On Mount Moriah
20 May 2016
Reading: 1 Kings 6; 2 Chronicles 3; Psalm 97; Romans 1
So Solomon began to build the Temple of the Lord in Jerusalem on Mount Moriah, where the Lord had appeared to David, his father. The Temple was built on the threshing floor of Araunah the Jebusite, the site that David had selected. (2 Chronicles 3:1 NLT)
David chose Mount Moriah, the very place where Abraham, hundreds of years earlier, had offered his son Isaac to God, as the location for the Temple of the Lord. David collected the materials and prepared everything he possibly could for the successful construction of a magnificent Temple for God. Solomon put the plan in place, organized the team, and set to work. A little way into the project, God spoke to Solomon and reminded him that there’s more to it than just getting the project finished.
11 Then the Lord gave this message to Solomon: 12 “Concerning this Temple you are building, if you keep all my decrees and regulations and obey all my commands, I will fulfill through you the promise I made to your father, David. 13 I will live among the Israelites and will never abandon my people Israel.” (1 Kings 6:11-13 NLT)
God made us capable of dreaming big dreams, facing great challenges, and undertaking great projects.
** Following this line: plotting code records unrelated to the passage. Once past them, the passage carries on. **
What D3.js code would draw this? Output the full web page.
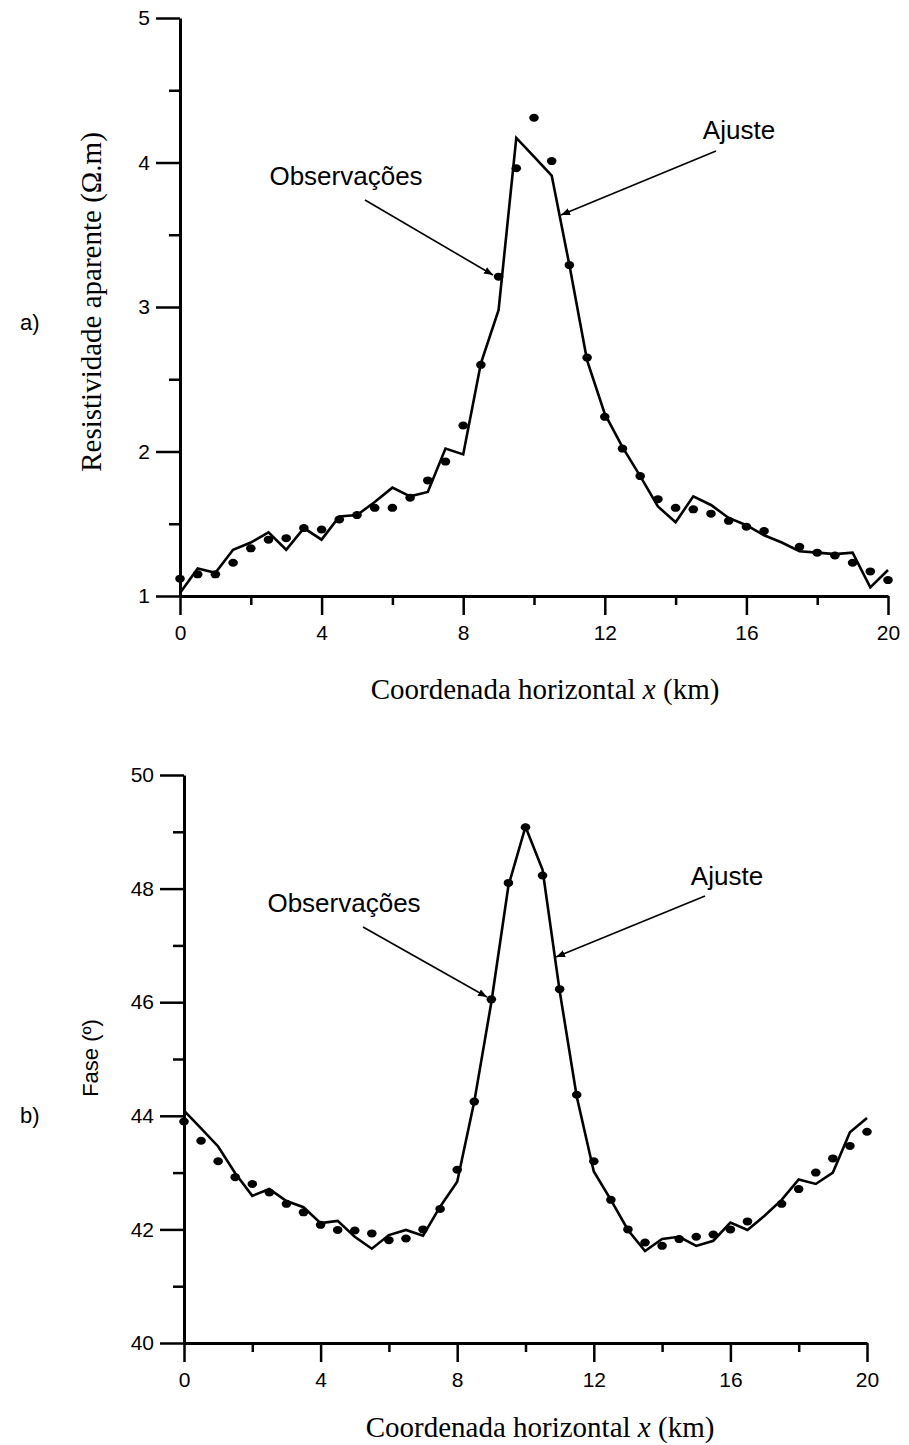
<!DOCTYPE html>
<html>
<head>
<meta charset="utf-8">
<script src="https://cdn.jsdelivr.net/npm/d3@7"></script>
<style>
  html, body { margin: 0; padding: 0; background: #fff; }
  svg { display: block; }
  .tick text { font-family: "Liberation Sans", Arial, sans-serif; fill: #000; }
</style>
</head>
<body>
<svg id="fig" width="909" height="1445"></svg>
<script>
// Profile positions (km)
const fitX = [0,0.5,1,1.5,2,2.5,3,3.5,4,4.5,5,5.5,6,6.5,7,7.5,8,8.5,9,9.5,10,10.5,11,11.5,12,12.5,13,13.5,14,14.5,15,15.5,16,16.5,17,17.5,18,18.5,19,19.5,20];
const obsX = [0,0.5,1,1.5,2,2.5,3,3.5,4,4.5,5,5.5,6,6.5,7,7.5,8,8.5,9,9.5,10,10.5,11,11.5,12,12.5,13,13.5,14,14.5,15,15.5,16,16.5,17.5,18,18.5,19,19.5,20];

// a) apparent resistivity (ohm.m)
const rhoObs = [1.12,1.15,1.15,1.23,1.33,1.39,1.40,1.47,1.46,1.53,1.56,1.61,1.61,1.68,1.80,1.93,2.18,2.60,3.21,3.96,4.31,4.01,3.29,2.65,2.24,2.02,1.83,1.67,1.61,1.60,1.57,1.52,1.48,1.45,1.34,1.30,1.28,1.23,1.17,1.11];
const rhoFit = [1.02,1.19,1.16,1.32,1.37,1.44,1.32,1.47,1.39,1.55,1.56,1.65,1.75,1.69,1.72,2.02,1.98,2.61,2.98,4.17,4.04,3.91,3.29,2.63,2.26,2.03,1.83,1.62,1.51,1.69,1.63,1.54,1.49,1.42,1.37,1.31,1.30,1.29,1.30,1.06,1.18];

// b) phase (degrees)
const phaseObs = [43.90,43.56,43.20,42.92,42.80,42.65,42.45,42.30,42.08,41.99,41.98,41.93,41.81,41.84,42.00,42.36,43.05,44.25,46.05,48.10,49.08,48.23,46.23,44.37,43.20,42.52,42.00,41.77,41.71,41.83,41.87,41.91,42.00,42.14,42.45,42.71,43.00,43.25,43.47,43.72];
const phaseFit = [44.09,43.78,43.46,42.99,42.59,42.71,42.50,42.39,42.11,42.15,41.87,41.66,41.90,41.99,41.89,42.40,42.84,44.25,46.00,48.05,49.09,48.33,46.20,44.34,43.02,42.52,41.99,41.62,41.83,41.87,41.71,41.80,42.12,41.99,42.24,42.52,42.88,42.80,43.00,43.71,43.96];

// Axis ticks
const xMajor = [0,4,8,12,16,20];
const xMinor = [2,6,10,14,18];
const rhoMajor = [1,2,3,4,5];
const rhoMinor = [1.5,2.5,3.5,4.5];
const phaseMajor = [40,42,44,46,48,50];
const phaseMinor = [41,43,45,47,49];

const svg = d3.select("#fig");

// arrowhead for annotation leaders
svg.append("defs").append("marker")
  .attr("id", "arrow")
  .attr("viewBox", "0 0 10 10")
  .attr("refX", 10).attr("refY", 5)
  .attr("markerWidth", 9).attr("markerHeight", 9)
  .attr("markerUnits", "userSpaceOnUse")
  .attr("orient", "auto")
  .append("path").attr("d", "M0,1 L10,5 L0,9 Z").attr("fill", "#000");

const intFmt = d3.format("d");

function panel(cfg) {
  const g = svg.append("g");
  const x = cfg.x, y = cfg.y;
  const [x0, x1] = x.range();
  const [yb, yt] = y.range();

  // minor ticks
  g.append("g").attr("transform", `translate(0,${yb})`)
    .call(d3.axisBottom(x).tickValues(xMinor).tickSize(9).tickSizeOuter(0).tickFormat(""))
    .call(a => a.select(".domain").remove());
  g.append("g").attr("transform", `translate(${x0},0)`)
    .call(d3.axisLeft(y).tickValues(cfg.yMinor).tickSize(11).tickSizeOuter(0).tickFormat(""))
    .call(a => a.select(".domain").remove());

  // major ticks with labels
  const xa = g.append("g").attr("transform", `translate(0,${yb})`)
    .call(d3.axisBottom(x).tickValues(xMajor).tickSize(19).tickSizeOuter(0).tickPadding(10).tickFormat(intFmt));
  xa.selectAll("text").attr("font-size", 21);
  const ya = g.append("g").attr("transform", `translate(${x0},0)`)
    .call(d3.axisLeft(y).tickValues(cfg.yMajor).tickSize(24).tickSizeOuter(0).tickPadding(6).tickFormat(intFmt));
  ya.selectAll("text").attr("font-size", 21);

  g.selectAll(".tick line").attr("stroke", "#000").attr("stroke-width", 2.5);
  g.selectAll(".domain").attr("stroke", "#000").attr("stroke-width", 3);

  // fitted curve
  const line = d3.line().x((d, i) => x(fitX[i])).y(d => y(d));
  g.append("path").datum(cfg.fit)
    .attr("d", line).attr("fill", "none")
    .attr("stroke", "#000").attr("stroke-width", 2.6).attr("stroke-linejoin", "miter");

  // observed values
  g.selectAll("ellipse.obs").data(cfg.obs).join("ellipse")
    .attr("class", "obs")
    .attr("cx", (d, i) => x(obsX[i])).attr("cy", d => y(d))
    .attr("rx", 4.8).attr("ry", 4).attr("fill", "#000");

  // annotations
  cfg.notes.forEach(n => {
    g.append("text").attr("x", n.tx).attr("y", n.ty)
      .attr("text-anchor", "middle")
      .attr("font-family", "Liberation Sans, Arial, sans-serif")
      .attr("font-size", 26).text(n.label);
    g.append("line")
      .attr("x1", n.from[0]).attr("y1", n.from[1])
      .attr("x2", n.to[0]).attr("y2", n.to[1])
      .attr("stroke", "#000").attr("stroke-width", 1.6)
      .attr("marker-end", "url(#arrow)");
  });

  // x-axis title
  const xt = g.append("text")
    .attr("x", cfg.xTitleX).attr("y", cfg.xTitleY)
    .attr("text-anchor", "middle")
    .attr("font-family", "Liberation Serif, Times New Roman, serif")
    .attr("font-size", 29);
  xt.append("tspan").text("Coordenada horizontal ");
  xt.append("tspan").attr("font-style", "italic").text("x");
  xt.append("tspan").text(" (km)");

  // y-axis title
  g.append("text")
    .attr("transform", `translate(${cfg.yTitleX},${cfg.yTitleY}) rotate(-90)`)
    .attr("text-anchor", "middle")
    .attr("font-family", cfg.yTitleFont)
    .attr("font-size", cfg.yTitleSize)
    .text(cfg.yTitle);

  // panel letter
  g.append("text").attr("x", 20).attr("y", cfg.letterY)
    .attr("font-family", "Liberation Sans, Arial, sans-serif")
    .attr("font-size", 22).text(cfg.letter);
}

panel({
  x: d3.scaleLinear([0, 20], [180, 888]),
  y: d3.scaleLinear([1, 5], [596, 18]),
  yMajor: rhoMajor, yMinor: rhoMinor,
  fit: rhoFit, obs: rhoObs,
  xTitleX: 545, xTitleY: 699,
  yTitle: "Resistividade aparente (Ω.m)",
  yTitleX: 101, yTitleY: 302, yTitleFont: "Liberation Serif, Times New Roman, serif", yTitleSize: 29,
  letter: "a)", letterY: 330,
  notes: [
    { label: "Observações", tx: 346, ty: 185, from: [365, 200], to: [493, 275] },
    { label: "Ajuste", tx: 739, ty: 139, from: [716, 151], to: [561, 215] }
  ]
});

panel({
  x: d3.scaleLinear([0, 20], [184, 867]),
  y: d3.scaleLinear([40, 50], [1343, 775]),
  yMajor: phaseMajor, yMinor: phaseMinor,
  fit: phaseFit, obs: phaseObs,
  xTitleX: 540, xTitleY: 1437,
  yTitle: "Fase (º)",
  yTitleX: 98, yTitleY: 1058, yTitleFont: "Liberation Sans, Arial, sans-serif", yTitleSize: 22,
  letter: "b)", letterY: 1123,
  notes: [
    { label: "Observações", tx: 344, ty: 912, from: [363, 927], to: [487, 997] },
    { label: "Ajuste", tx: 727, ty: 885, from: [705, 896], to: [556, 957] }
  ]
});
</script>
</body>
</html>
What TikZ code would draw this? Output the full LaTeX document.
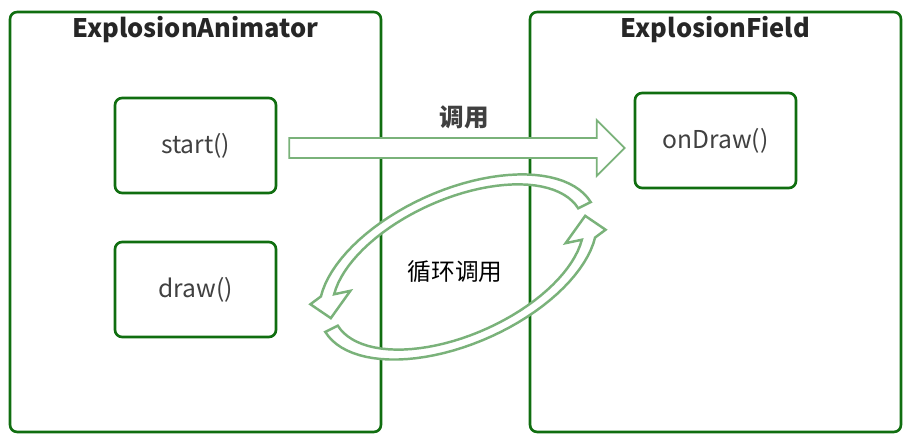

We’ve got to remember that even when we’re tackling the project and doing the work, God is interested in whether we’re living the life – living the way he set out for us to live and following his instructions carefully and obediently.
Here’s a little perspective: Solomon’s Temple was destroyed later by an invading army. Ezra’s restoration of the Temple fell into disrepair as the people drifted from faith. Herod’s Temple, built on the same spot, was destroyed by the Romans. Today a mosque occupies the spot.
The thing that matters for eternity is that while we’re doing the work we’ve been given to do, we’re living the life we’re called to live.
Father, I realized this morning that while we keep track of our successes and failures, you keep track of our hearts. I find that challenging, because I know we can take credit for successes and excuse failures, but our hearts are what they are and you see it all. Please help me to have clean hands and a pure heart in your sight. I want to live the life, not just do the work. Amen.